Transcribe the material in full. Nothing should differ except that the pictures are left out.

----

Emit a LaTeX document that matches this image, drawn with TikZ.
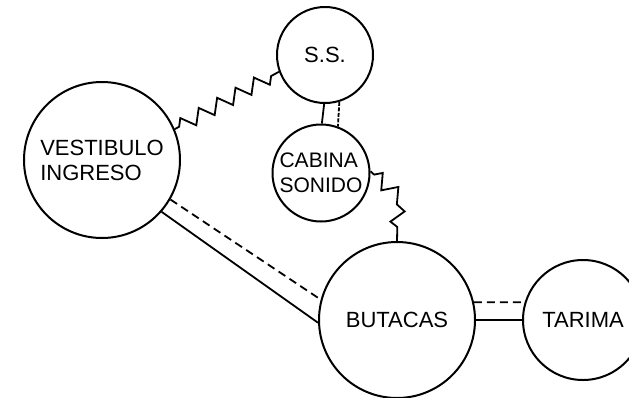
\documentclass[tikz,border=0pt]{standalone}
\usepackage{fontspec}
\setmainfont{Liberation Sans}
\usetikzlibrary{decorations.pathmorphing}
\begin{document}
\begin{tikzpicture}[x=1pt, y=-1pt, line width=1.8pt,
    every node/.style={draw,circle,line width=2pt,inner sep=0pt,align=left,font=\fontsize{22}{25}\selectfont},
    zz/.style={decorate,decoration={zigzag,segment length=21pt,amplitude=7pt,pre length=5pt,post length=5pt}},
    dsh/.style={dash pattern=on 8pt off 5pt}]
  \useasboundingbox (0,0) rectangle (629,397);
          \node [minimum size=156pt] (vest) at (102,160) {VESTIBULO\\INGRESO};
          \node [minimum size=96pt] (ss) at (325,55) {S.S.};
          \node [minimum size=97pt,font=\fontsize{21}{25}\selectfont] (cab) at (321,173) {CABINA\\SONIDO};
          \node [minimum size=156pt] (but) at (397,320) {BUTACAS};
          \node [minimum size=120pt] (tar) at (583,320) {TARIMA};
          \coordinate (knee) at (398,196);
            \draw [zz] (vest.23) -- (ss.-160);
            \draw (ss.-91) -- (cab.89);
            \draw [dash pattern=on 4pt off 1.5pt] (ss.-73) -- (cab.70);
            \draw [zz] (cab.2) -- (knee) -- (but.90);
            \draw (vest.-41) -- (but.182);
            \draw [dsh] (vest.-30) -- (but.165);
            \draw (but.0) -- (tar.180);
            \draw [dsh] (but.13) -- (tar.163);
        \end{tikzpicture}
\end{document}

----

» **SOLUTION FOR THIS PROBLEM**
Emit a LaTeX document that matches this image, drawn with TikZ.
\documentclass[tikz,border=0pt]{standalone}
\usepackage{fontspec}
\setmainfont{Liberation Sans}
\usetikzlibrary{decorations.pathmorphing}
\begin{document}
\begin{tikzpicture}[x=1pt, y=-1pt, line width=1.8pt,
    every node/.style={draw,circle,line width=2pt,inner sep=0pt,align=left,font=\fontsize{22}{25}\selectfont},
    zz/.style={decorate,decoration={zigzag,segment length=21pt,amplitude=7pt,pre length=5pt,post length=5pt}},
    dsh/.style={dash pattern=on 8pt off 5pt}]
  \useasboundingbox (0,0) rectangle (629,397);
          \node [minimum size=156pt] (vest) at (102,160) {VESTIBULO\\INGRESO};
          \node [minimum size=96pt] (ss) at (325,55) {S.S.};
          \node [minimum size=97pt,font=\fontsize{21}{25}\selectfont] (cab) at (321,173) {CABINA\\SONIDO};
          \node [minimum size=156pt] (but) at (397,320) {BUTACAS};
          \node [minimum size=120pt] (tar) at (583,320) {TARIMA};
          \coordinate (knee) at (398,196);
            \draw [zz] (vest.23) -- (ss.-160);
            \draw (ss.-91) -- (cab.89);
            \draw [dash pattern=on 4pt off 1.5pt] (ss.-73) -- (cab.70);
            \draw [zz] (cab.2) -- (knee) -- (but.90);
            \draw (vest.-41) -- (but.182);
            \draw [dsh] (vest.-30) -- (but.165);
            \draw (but.0) -- (tar.180);
            \draw [dsh] (but.13) -- (tar.163);
        \end{tikzpicture}
\end{document}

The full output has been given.